I wanted my stuff back, and I wanted to hurt that bastard. I called 999 as I went, and was told police would be along shortly, and to wait outside the park entrance. If I’d had a baseball bat, I would have gone in, but with only my precious Don Bradman bat, I waited. The police were fairly quick, about five minutes, but I made a few homeward-bound commuters very nervous as they passed the strange, dark man loitering by the park entrance with a cricket bat in hand.

With the Rapid Response Team in tow, I re-entered the park. Sadly, the mugger had gone, but we found the Panettone and the two pairs of glasses, and the glasses that I’d been wearing when I was mugged, which fell off when I fell backwards.

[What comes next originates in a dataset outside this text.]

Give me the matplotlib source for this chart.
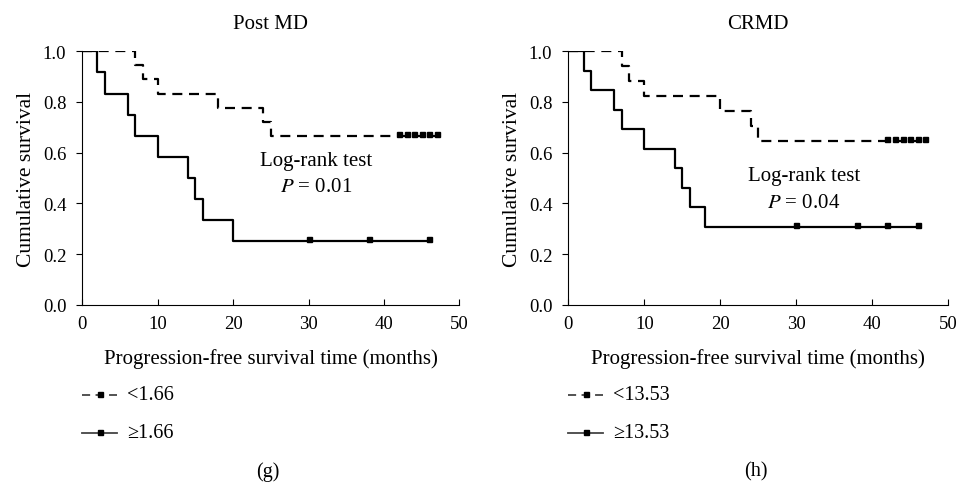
import matplotlib
matplotlib.use("Agg")
import matplotlib.pyplot as plt
from matplotlib.lines import Line2D

plt.rcParams['font.family'] = ['Liberation Serif', 'DejaVu Serif']
plt.rcParams['mathtext.fontset'] = 'stix'

# --- Post MD (g) --- #
post_low_t = [0, 7, 8, 10, 18, 24, 25, 47.4]
post_low_s = [1.0, 0.944, 0.889, 0.833, 0.778, 0.722, 0.667, 0.667]
post_low_cens = [42, 43, 44, 45, 46, 47]
post_high_t = [0, 2, 3, 6, 7, 10, 14, 15, 16, 20, 46.2]
post_high_s = [1.0, 0.917, 0.833, 0.75, 0.667, 0.583, 0.5, 0.417, 0.333, 0.25, 0.25]
post_high_cens = [30, 38, 46]

# --- CRMD (h) --- #
crmd_low_t = [0, 7, 8, 10, 20, 24, 25, 47.4]
crmd_low_s = [1.0, 0.941, 0.882, 0.824, 0.765, 0.706, 0.647, 0.647]
crmd_low_cens = [42, 43, 44, 45, 46, 47]
crmd_high_t = [0, 2, 3, 6, 7, 10, 14, 15, 16, 18, 46]
crmd_high_s = [1.0, 0.923, 0.846, 0.769, 0.692, 0.615, 0.538, 0.462, 0.385, 0.308, 0.308]
crmd_high_cens = [30, 38, 42, 46]

W, H = 958, 485
panels = [
    dict(title="Post MD", tag="(g)", cut="1.66", p="0.01",
         low=(post_low_t, post_low_s, post_low_cens),
         high=(post_high_t, post_high_s, post_high_cens),
         rect=[82.3 / W, 179.2 / H, 377.2 / W, 253.5 / H],
         txt=(31, 0.57, 0.465)),
    dict(title="CRMD", tag="(h)", cut="13.53", p="0.04",
         low=(crmd_low_t, crmd_low_s, crmd_low_cens),
         high=(crmd_high_t, crmd_high_s, crmd_high_cens),
         rect=[568.3 / W, 179.2 / H, 380 / W, 253.5 / H],
         txt=(31, 0.51, 0.405)),
]

DASH = (0, (4.5, 3))
FS = 15      # texte
FT = 13.5    # graduations
fig = plt.figure(figsize=(9.58, 4.85), dpi=100)

for pn in panels:
    ax = fig.add_axes(pn['rect'])

    for key, ls in (("low", DASH), ("high", "-")):
        t, s, cens = pn[key]
        ax.step(t, s, where="post", color="black", linestyle=ls, linewidth=1.6)
        # marques de censure posées sur la courbe
        cy = [s[-1] + 0.008] * len(cens)
        ax.plot(cens, cy, linestyle="none", marker="s",
                markersize=3.6, color="black")

    ax.set_xlim(0, 50)
    ax.set_ylim(0, 1.0)
    ax.set_xticks([0, 10, 20, 30, 40, 50])
    ax.set_yticks([0, 0.2, 0.4, 0.6, 0.8, 1.0])
    ax.set_yticklabels(["0.0", "0.2", "0.4", "0.6", "0.8", "1.0"])
    ax.spines['top'].set_visible(False)
    ax.spines['right'].set_visible(False)
    ax.tick_params(axis='x', direction='in', length=4, labelsize=FT, pad=7)
    ax.tick_params(axis='y', direction='out', length=4.5, labelsize=FT, pad=7)
    ax.set_xlabel("Progression-free survival time (months)", fontsize=FS, labelpad=12)
    ax.set_ylabel("Cumulative survival", fontsize=FS + 0.5, labelpad=5)
    ax.set_title(pn['title'], fontsize=FS, pad=17)

    tx, ty1, ty2 = pn['txt']
    ax.text(tx, ty1, "Log-rank test", ha="center", va="center", fontsize=FS)
    ax.text(tx, ty2, r"$P$ = " + pn['p'], ha="center", va="center", fontsize=FS)

    # Légende dessinée à la main sous le graphique
    x0 = pn['rect'][0] * W
    rows = [(396, DASH, "<" + pn['cut']), (434, "-", "\u2265" + pn['cut'])]
    for ypx, ls, lab in rows:
        yf = 1 - ypx / H
        fig.add_artist(Line2D([(x0 - 0.5) / W, (x0 + 35) / W], [yf, yf],
                              transform=fig.transFigure, color="#444444",
                              linestyle=ls, linewidth=1.3))
        fig.add_artist(Line2D([(x0 + 17.5) / W], [yf + 0.002],
                              transform=fig.transFigure, color="black",
                              marker="s", markersize=3.6, linestyle="none"))
        fig.text((x0 + 44.5) / W, yf, lab, ha="left", va="center", fontsize=14.5)

    fig.text(pn['rect'][0] + pn['rect'][2] / 2 - 0.003, 13 / H, pn['tag'],
             ha="center", va="center", fontsize=FS - 0.5)

fig.savefig("out.png", dpi=100)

Then, my wife and children arrived. Harriet, for those who don’t know her, is the most wonderful wife in the world and, when we were engaged and I had a sudden attack of cold feet, I dreamed that night that I’d won the National Lottery and thrown away the ticket. She’s also as brave as a lion and a trifle excitable, so when she got home to find me missing, had rung my parents and learned that I’d left half an hour ago, she immediately realised something must have happened in the park. She turned right round and set off, with the children, to find me, imagining the worst.

Harriet was so relieved to find me, safe and well, that she immediately screamed at me, “You stupid, stupid man, I told you not to walk through the park at night.” She had too.

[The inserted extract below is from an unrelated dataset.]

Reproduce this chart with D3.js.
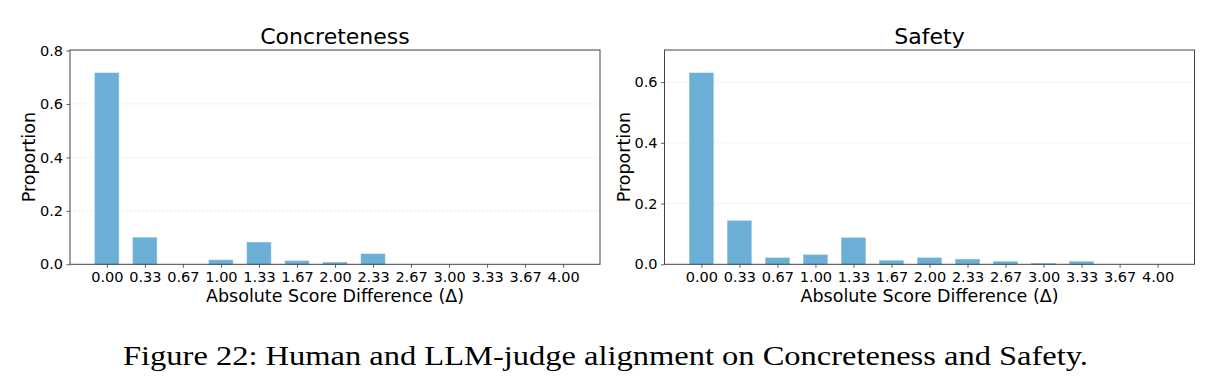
<!DOCTYPE html>
<html>
<head>
<meta charset="utf-8">
<script src="https://cdn.jsdelivr.net/npm/d3@7"></script>
<style>
  html, body { margin: 0; padding: 0; background: #fff; }
  svg { display: block; font-family: "DejaVu Sans", sans-serif; }
</style>
</head>
<body>
<svg id="chart" width="1212" height="390"></svg>
<script>
const categories = ["0.00","0.33","0.67","1.00","1.33","1.67","2.00","2.33","2.67","3.00","3.33","3.67","4.00"];
const concretenessValues = [0.716, 0.100, 0.0, 0.016, 0.0825, 0.0125, 0.0075, 0.0387, 0.0, 0.0, 0.0, 0.0, 0.0];
const safetyValues = [0.630, 0.143, 0.021, 0.031, 0.087, 0.012, 0.021, 0.0165, 0.0086, 0.003, 0.0086, 0.0, 0.0];
const concretenessTicks = [0.0, 0.2, 0.4, 0.6, 0.8];
const safetyTicks = [0.0, 0.2, 0.4, 0.6];
const titles = ["Concreteness", "Safety"];
const xLabel = "Absolute Score Difference (\u0394)";
const yLabel = "Proportion";
const caption = "Figure 22: Human and LLM-judge alignment on Concreteness and Safety.";

(function () {
const svg = d3.select("#chart");
const barColor = "#6baed6";

const panels = [
  { title: titles[0], values: concretenessValues, ticks: concretenessTicks, left: 70, right: 600 },
  { title: titles[1], values: safetyValues, ticks: safetyTicks, left: 664.5, right: 1194.5 }
];
const plotTop = 50, plotBottom = 264.3;
const barWidth = 0.63;

panels.forEach(p => {
  const g = svg.append("g");
  const x = d3.scaleLinear().domain([-0.97, categories.length - 1 + 0.97]).range([p.left, p.right]);
  const ymax = d3.max(p.values) * 1.12;
  const y = d3.scaleLinear().domain([0, ymax]).range([plotBottom, plotTop]);

  // grid
  g.selectAll("line.grid").data(p.ticks.filter(t => t > 0)).enter().append("line")
    .attr("x1", p.left).attr("x2", p.right)
    .attr("y1", d => y(d)).attr("y2", d => y(d))
    .attr("stroke", "#d8d8d8").attr("stroke-width", 0.8)
    .attr("stroke-dasharray", "2,2").attr("opacity", 0.7);

  // bars
  g.selectAll("rect.bar").data(p.values).enter().append("rect")
    .attr("x", (d, i) => x(i - barWidth / 2))
    .attr("width", x(barWidth) - x(0))
    .attr("y", d => y(d))
    .attr("height", d => y(0) - y(d))
    .attr("fill", barColor)
    .attr("stroke", "#8cc0e0").attr("stroke-width", 0.6);

  // axes
  const xAxis = d3.axisBottom(x).tickValues(d3.range(categories.length))
    .tickFormat(i => categories[i]).tickSize(3.5).tickPadding(3.5);
  const gx = g.append("g").attr("transform", `translate(0,${plotBottom})`).call(xAxis);
  gx.select(".domain").remove();
  gx.selectAll("line").attr("stroke", "#333").attr("stroke-width", 0.8);
  gx.selectAll("text").style("font-size", "14.5px").style("font-family", "'DejaVu Sans', sans-serif").attr("fill", "#000");

  const yAxis = d3.axisLeft(y).tickValues(p.ticks).tickFormat(d3.format(".1f"))
    .tickSize(3.5).tickPadding(3.5);
  const gy = g.append("g").attr("transform", `translate(${p.left},0)`).call(yAxis);
  gy.select(".domain").remove();
  gy.selectAll("line").attr("stroke", "#333").attr("stroke-width", 0.8);
  gy.selectAll("text").style("font-size", "14.5px").style("font-family", "'DejaVu Sans', sans-serif").attr("fill", "#000");

  // frame
  g.append("rect").attr("x", p.left).attr("y", plotTop)
    .attr("width", p.right - p.left).attr("height", plotBottom - plotTop)
    .attr("fill", "none").attr("stroke", "#444").attr("stroke-width", 1);

  // title
  g.append("text").attr("x", (p.left + p.right) / 2).attr("y", 43.5)
    .attr("text-anchor", "middle").style("font-size", "22px").text(p.title);

  // x label
  g.append("text").attr("x", (p.left + p.right) / 2).attr("y", 301.5)
    .attr("text-anchor", "middle").style("font-size", "17.5px").text(xLabel);

  // y label
  g.append("text")
    .attr("transform", `translate(${p.left - 35},${(plotTop + plotBottom) / 2}) rotate(-90)`)
    .attr("text-anchor", "middle").style("font-size", "17.5px").text(yLabel);
});

svg.append("text").attr("x", 605.5).attr("y", 365)
  .attr("text-anchor", "middle")
  .style("font-family", "'Liberation Serif', 'DejaVu Serif', serif")
  .style("font-size", "27.5px")
  .attr("textLength", 965).attr("lengthAdjust", "spacingAndGlyphs")
  .text(caption);
})();
</script>
</body>
</html>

The sad part of this is that I’ve now had to promise never to walk through the park after dark again. I was lucky – the mugger didn’t have a knife.

As to my thoughts and feelings towards him, at the moment they veer between contempt for a man who is so hapless and hopeless that he can’t even manage to properly mug someone whom he took completely by surprise, to a certain pity for his hopelessness. Could I pray for him? Could I forgive him? Yes, relatively easily, in between adrenaline-spiked spasms of anger. Forgiveness is relatively easy towards such an abject example of mankind. I’d find it much harder to forgive him if he were a better man – but it would be all the more necessary then.